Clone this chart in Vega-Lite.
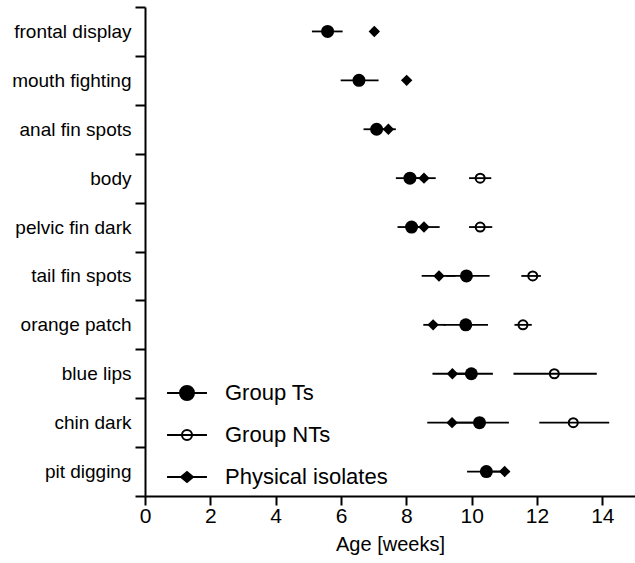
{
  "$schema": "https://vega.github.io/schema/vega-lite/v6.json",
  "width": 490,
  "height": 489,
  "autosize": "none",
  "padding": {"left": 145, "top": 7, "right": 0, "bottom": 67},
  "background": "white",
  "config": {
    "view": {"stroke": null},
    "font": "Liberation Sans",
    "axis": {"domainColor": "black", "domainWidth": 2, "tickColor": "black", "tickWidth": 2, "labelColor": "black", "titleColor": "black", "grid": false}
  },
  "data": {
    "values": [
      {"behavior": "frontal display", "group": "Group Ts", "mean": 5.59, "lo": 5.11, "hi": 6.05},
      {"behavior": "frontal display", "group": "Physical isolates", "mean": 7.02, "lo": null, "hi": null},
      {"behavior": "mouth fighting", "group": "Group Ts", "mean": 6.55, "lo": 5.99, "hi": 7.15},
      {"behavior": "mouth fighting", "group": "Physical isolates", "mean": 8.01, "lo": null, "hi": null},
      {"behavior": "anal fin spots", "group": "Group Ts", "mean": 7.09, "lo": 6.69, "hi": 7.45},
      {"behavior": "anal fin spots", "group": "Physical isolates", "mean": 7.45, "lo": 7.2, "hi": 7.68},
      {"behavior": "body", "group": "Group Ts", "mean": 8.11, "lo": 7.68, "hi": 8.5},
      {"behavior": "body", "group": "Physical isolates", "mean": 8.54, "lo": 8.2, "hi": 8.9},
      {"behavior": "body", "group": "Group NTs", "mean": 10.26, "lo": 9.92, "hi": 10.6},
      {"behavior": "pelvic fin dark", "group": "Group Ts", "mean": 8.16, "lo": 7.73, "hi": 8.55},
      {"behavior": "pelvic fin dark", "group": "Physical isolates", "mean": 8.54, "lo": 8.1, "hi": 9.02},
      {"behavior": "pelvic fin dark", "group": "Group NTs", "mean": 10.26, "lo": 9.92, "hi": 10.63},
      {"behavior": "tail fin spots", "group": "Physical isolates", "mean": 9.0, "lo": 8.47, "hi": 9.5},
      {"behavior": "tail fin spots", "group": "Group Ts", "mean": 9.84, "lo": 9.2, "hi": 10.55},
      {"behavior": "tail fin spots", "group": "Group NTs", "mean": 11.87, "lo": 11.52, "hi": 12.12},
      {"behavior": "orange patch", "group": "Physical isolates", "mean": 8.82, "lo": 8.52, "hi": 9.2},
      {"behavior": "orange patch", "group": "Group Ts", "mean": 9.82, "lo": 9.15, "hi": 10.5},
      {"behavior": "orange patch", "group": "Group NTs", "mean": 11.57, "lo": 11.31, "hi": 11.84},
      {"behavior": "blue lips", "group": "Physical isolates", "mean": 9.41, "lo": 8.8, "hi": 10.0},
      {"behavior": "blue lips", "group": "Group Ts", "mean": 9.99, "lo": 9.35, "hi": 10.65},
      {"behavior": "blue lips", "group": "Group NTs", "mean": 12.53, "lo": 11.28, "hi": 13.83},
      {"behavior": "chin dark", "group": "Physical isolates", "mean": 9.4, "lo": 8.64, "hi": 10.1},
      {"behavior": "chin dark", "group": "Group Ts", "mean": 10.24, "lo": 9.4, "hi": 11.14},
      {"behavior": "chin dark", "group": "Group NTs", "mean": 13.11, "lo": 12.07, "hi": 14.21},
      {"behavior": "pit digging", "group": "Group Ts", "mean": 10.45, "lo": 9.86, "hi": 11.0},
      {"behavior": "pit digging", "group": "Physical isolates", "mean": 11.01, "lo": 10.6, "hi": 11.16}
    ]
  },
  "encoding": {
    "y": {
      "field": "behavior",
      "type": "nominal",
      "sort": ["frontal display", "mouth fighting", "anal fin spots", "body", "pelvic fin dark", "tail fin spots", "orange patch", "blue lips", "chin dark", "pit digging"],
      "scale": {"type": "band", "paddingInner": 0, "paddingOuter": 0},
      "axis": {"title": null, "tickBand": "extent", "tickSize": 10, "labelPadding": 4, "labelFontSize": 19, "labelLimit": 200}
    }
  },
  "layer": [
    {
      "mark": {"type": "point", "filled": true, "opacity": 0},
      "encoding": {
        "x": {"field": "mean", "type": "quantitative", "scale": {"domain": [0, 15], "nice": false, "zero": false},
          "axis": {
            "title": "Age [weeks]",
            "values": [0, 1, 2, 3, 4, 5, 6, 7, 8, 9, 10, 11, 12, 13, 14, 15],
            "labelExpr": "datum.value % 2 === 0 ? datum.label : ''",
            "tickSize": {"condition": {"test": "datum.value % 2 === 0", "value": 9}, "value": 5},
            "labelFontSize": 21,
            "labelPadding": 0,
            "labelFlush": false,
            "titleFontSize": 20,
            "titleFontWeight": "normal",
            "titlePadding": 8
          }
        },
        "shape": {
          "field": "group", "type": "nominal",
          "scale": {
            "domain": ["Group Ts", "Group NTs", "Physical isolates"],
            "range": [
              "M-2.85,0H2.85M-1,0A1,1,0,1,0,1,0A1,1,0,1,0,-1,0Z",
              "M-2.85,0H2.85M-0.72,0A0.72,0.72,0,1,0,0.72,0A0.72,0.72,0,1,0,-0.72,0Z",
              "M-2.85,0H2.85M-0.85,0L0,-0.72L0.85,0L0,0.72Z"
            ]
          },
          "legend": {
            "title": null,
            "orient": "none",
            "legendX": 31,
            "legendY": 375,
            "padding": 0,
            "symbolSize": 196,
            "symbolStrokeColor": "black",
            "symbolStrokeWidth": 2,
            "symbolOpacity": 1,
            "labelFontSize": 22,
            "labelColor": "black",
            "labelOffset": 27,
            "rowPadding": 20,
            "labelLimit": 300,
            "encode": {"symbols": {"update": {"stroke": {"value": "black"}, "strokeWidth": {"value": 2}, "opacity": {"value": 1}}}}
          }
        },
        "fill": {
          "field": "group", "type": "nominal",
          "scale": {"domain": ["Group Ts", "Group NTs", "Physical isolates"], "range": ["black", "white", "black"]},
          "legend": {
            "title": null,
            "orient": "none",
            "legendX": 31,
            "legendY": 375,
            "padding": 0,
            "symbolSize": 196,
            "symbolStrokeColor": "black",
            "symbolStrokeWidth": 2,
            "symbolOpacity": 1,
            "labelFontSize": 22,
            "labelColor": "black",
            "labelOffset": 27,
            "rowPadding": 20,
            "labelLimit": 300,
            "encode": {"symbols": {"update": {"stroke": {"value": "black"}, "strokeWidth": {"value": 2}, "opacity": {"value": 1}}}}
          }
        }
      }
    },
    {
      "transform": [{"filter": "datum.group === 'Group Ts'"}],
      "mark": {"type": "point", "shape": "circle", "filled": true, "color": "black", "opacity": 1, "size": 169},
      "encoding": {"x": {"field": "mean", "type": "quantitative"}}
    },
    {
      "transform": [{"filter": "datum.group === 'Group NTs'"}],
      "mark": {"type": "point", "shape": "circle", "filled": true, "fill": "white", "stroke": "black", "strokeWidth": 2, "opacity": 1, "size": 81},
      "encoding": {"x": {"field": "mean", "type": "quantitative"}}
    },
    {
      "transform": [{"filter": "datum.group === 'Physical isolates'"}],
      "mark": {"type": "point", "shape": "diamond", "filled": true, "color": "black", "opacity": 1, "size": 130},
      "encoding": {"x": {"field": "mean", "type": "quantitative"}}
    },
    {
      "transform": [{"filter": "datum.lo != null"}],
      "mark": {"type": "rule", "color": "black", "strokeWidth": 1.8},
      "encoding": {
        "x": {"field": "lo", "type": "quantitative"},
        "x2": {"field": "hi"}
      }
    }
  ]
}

→ TASK TO CARRY OUT
Print the listing above in full, exactly as written. Omit any pictures.

→ WORKED SOLUTION
Clone this chart in Vega-Lite.
{
  "$schema": "https://vega.github.io/schema/vega-lite/v6.json",
  "width": 490,
  "height": 489,
  "autosize": "none",
  "padding": {"left": 145, "top": 7, "right": 0, "bottom": 67},
  "background": "white",
  "config": {
    "view": {"stroke": null},
    "font": "Liberation Sans",
    "axis": {"domainColor": "black", "domainWidth": 2, "tickColor": "black", "tickWidth": 2, "labelColor": "black", "titleColor": "black", "grid": false}
  },
  "data": {
    "values": [
      {"behavior": "frontal display", "group": "Group Ts", "mean": 5.59, "lo": 5.11, "hi": 6.05},
      {"behavior": "frontal display", "group": "Physical isolates", "mean": 7.02, "lo": null, "hi": null},
      {"behavior": "mouth fighting", "group": "Group Ts", "mean": 6.55, "lo": 5.99, "hi": 7.15},
      {"behavior": "mouth fighting", "group": "Physical isolates", "mean": 8.01, "lo": null, "hi": null},
      {"behavior": "anal fin spots", "group": "Group Ts", "mean": 7.09, "lo": 6.69, "hi": 7.45},
      {"behavior": "anal fin spots", "group": "Physical isolates", "mean": 7.45, "lo": 7.2, "hi": 7.68},
      {"behavior": "body", "group": "Group Ts", "mean": 8.11, "lo": 7.68, "hi": 8.5},
      {"behavior": "body", "group": "Physical isolates", "mean": 8.54, "lo": 8.2, "hi": 8.9},
      {"behavior": "body", "group": "Group NTs", "mean": 10.26, "lo": 9.92, "hi": 10.6},
      {"behavior": "pelvic fin dark", "group": "Group Ts", "mean": 8.16, "lo": 7.73, "hi": 8.55},
      {"behavior": "pelvic fin dark", "group": "Physical isolates", "mean": 8.54, "lo": 8.1, "hi": 9.02},
      {"behavior": "pelvic fin dark", "group": "Group NTs", "mean": 10.26, "lo": 9.92, "hi": 10.63},
      {"behavior": "tail fin spots", "group": "Physical isolates", "mean": 9.0, "lo": 8.47, "hi": 9.5},
      {"behavior": "tail fin spots", "group": "Group Ts", "mean": 9.84, "lo": 9.2, "hi": 10.55},
      {"behavior": "tail fin spots", "group": "Group NTs", "mean": 11.87, "lo": 11.52, "hi": 12.12},
      {"behavior": "orange patch", "group": "Physical isolates", "mean": 8.82, "lo": 8.52, "hi": 9.2},
      {"behavior": "orange patch", "group": "Group Ts", "mean": 9.82, "lo": 9.15, "hi": 10.5},
      {"behavior": "orange patch", "group": "Group NTs", "mean": 11.57, "lo": 11.31, "hi": 11.84},
      {"behavior": "blue lips", "group": "Physical isolates", "mean": 9.41, "lo": 8.8, "hi": 10.0},
      {"behavior": "blue lips", "group": "Group Ts", "mean": 9.99, "lo": 9.35, "hi": 10.65},
      {"behavior": "blue lips", "group": "Group NTs", "mean": 12.53, "lo": 11.28, "hi": 13.83},
      {"behavior": "chin dark", "group": "Physical isolates", "mean": 9.4, "lo": 8.64, "hi": 10.1},
      {"behavior": "chin dark", "group": "Group Ts", "mean": 10.24, "lo": 9.4, "hi": 11.14},
      {"behavior": "chin dark", "group": "Group NTs", "mean": 13.11, "lo": 12.07, "hi": 14.21},
      {"behavior": "pit digging", "group": "Group Ts", "mean": 10.45, "lo": 9.86, "hi": 11.0},
      {"behavior": "pit digging", "group": "Physical isolates", "mean": 11.01, "lo": 10.6, "hi": 11.16}
    ]
  },
  "encoding": {
    "y": {
      "field": "behavior",
      "type": "nominal",
      "sort": ["frontal display", "mouth fighting", "anal fin spots", "body", "pelvic fin dark", "tail fin spots", "orange patch", "blue lips", "chin dark", "pit digging"],
      "scale": {"type": "band", "paddingInner": 0, "paddingOuter": 0},
      "axis": {"title": null, "tickBand": "extent", "tickSize": 10, "labelPadding": 4, "labelFontSize": 19, "labelLimit": 200}
    }
  },
  "layer": [
    {
      "mark": {"type": "point", "filled": true, "opacity": 0},
      "encoding": {
        "x": {"field": "mean", "type": "quantitative", "scale": {"domain": [0, 15], "nice": false, "zero": false},
          "axis": {
            "title": "Age [weeks]",
            "values": [0, 1, 2, 3, 4, 5, 6, 7, 8, 9, 10, 11, 12, 13, 14, 15],
            "labelExpr": "datum.value % 2 === 0 ? datum.label : ''",
            "tickSize": {"condition": {"test": "datum.value % 2 === 0", "value": 9}, "value": 5},
            "labelFontSize": 21,
            "labelPadding": 0,
            "labelFlush": false,
            "titleFontSize": 20,
            "titleFontWeight": "normal",
            "titlePadding": 8
          }
        },
        "shape": {
          "field": "group", "type": "nominal",
          "scale": {
            "domain": ["Group Ts", "Group NTs", "Physical isolates"],
            "range": [
              "M-2.85,0H2.85M-1,0A1,1,0,1,0,1,0A1,1,0,1,0,-1,0Z",
              "M-2.85,0H2.85M-0.72,0A0.72,0.72,0,1,0,0.72,0A0.72,0.72,0,1,0,-0.72,0Z",
              "M-2.85,0H2.85M-0.85,0L0,-0.72L0.85,0L0,0.72Z"
            ]
          },
          "legend": {
            "title": null,
            "orient": "none",
            "legendX": 31,
            "legendY": 375,
            "padding": 0,
            "symbolSize": 196,
            "symbolStrokeColor": "black",
            "symbolStrokeWidth": 2,
            "symbolOpacity": 1,
            "labelFontSize": 22,
            "labelColor": "black",
            "labelOffset": 27,
            "rowPadding": 20,
            "labelLimit": 300,
            "encode": {"symbols": {"update": {"stroke": {"value": "black"}, "strokeWidth": {"value": 2}, "opacity": {"value": 1}}}}
          }
        },
        "fill": {
          "field": "group", "type": "nominal",
          "scale": {"domain": ["Group Ts", "Group NTs", "Physical isolates"], "range": ["black", "white", "black"]},
          "legend": {
            "title": null,
            "orient": "none",
            "legendX": 31,
            "legendY": 375,
            "padding": 0,
            "symbolSize": 196,
            "symbolStrokeColor": "black",
            "symbolStrokeWidth": 2,
            "symbolOpacity": 1,
            "labelFontSize": 22,
            "labelColor": "black",
            "labelOffset": 27,
            "rowPadding": 20,
            "labelLimit": 300,
            "encode": {"symbols": {"update": {"stroke": {"value": "black"}, "strokeWidth": {"value": 2}, "opacity": {"value": 1}}}}
          }
        }
      }
    },
    {
      "transform": [{"filter": "datum.group === 'Group Ts'"}],
      "mark": {"type": "point", "shape": "circle", "filled": true, "color": "black", "opacity": 1, "size": 169},
      "encoding": {"x": {"field": "mean", "type": "quantitative"}}
    },
    {
      "transform": [{"filter": "datum.group === 'Group NTs'"}],
      "mark": {"type": "point", "shape": "circle", "filled": true, "fill": "white", "stroke": "black", "strokeWidth": 2, "opacity": 1, "size": 81},
      "encoding": {"x": {"field": "mean", "type": "quantitative"}}
    },
    {
      "transform": [{"filter": "datum.group === 'Physical isolates'"}],
      "mark": {"type": "point", "shape": "diamond", "filled": true, "color": "black", "opacity": 1, "size": 130},
      "encoding": {"x": {"field": "mean", "type": "quantitative"}}
    },
    {
      "transform": [{"filter": "datum.lo != null"}],
      "mark": {"type": "rule", "color": "black", "strokeWidth": 1.8},
      "encoding": {
        "x": {"field": "lo", "type": "quantitative"},
        "x2": {"field": "hi"}
      }
    }
  ]
}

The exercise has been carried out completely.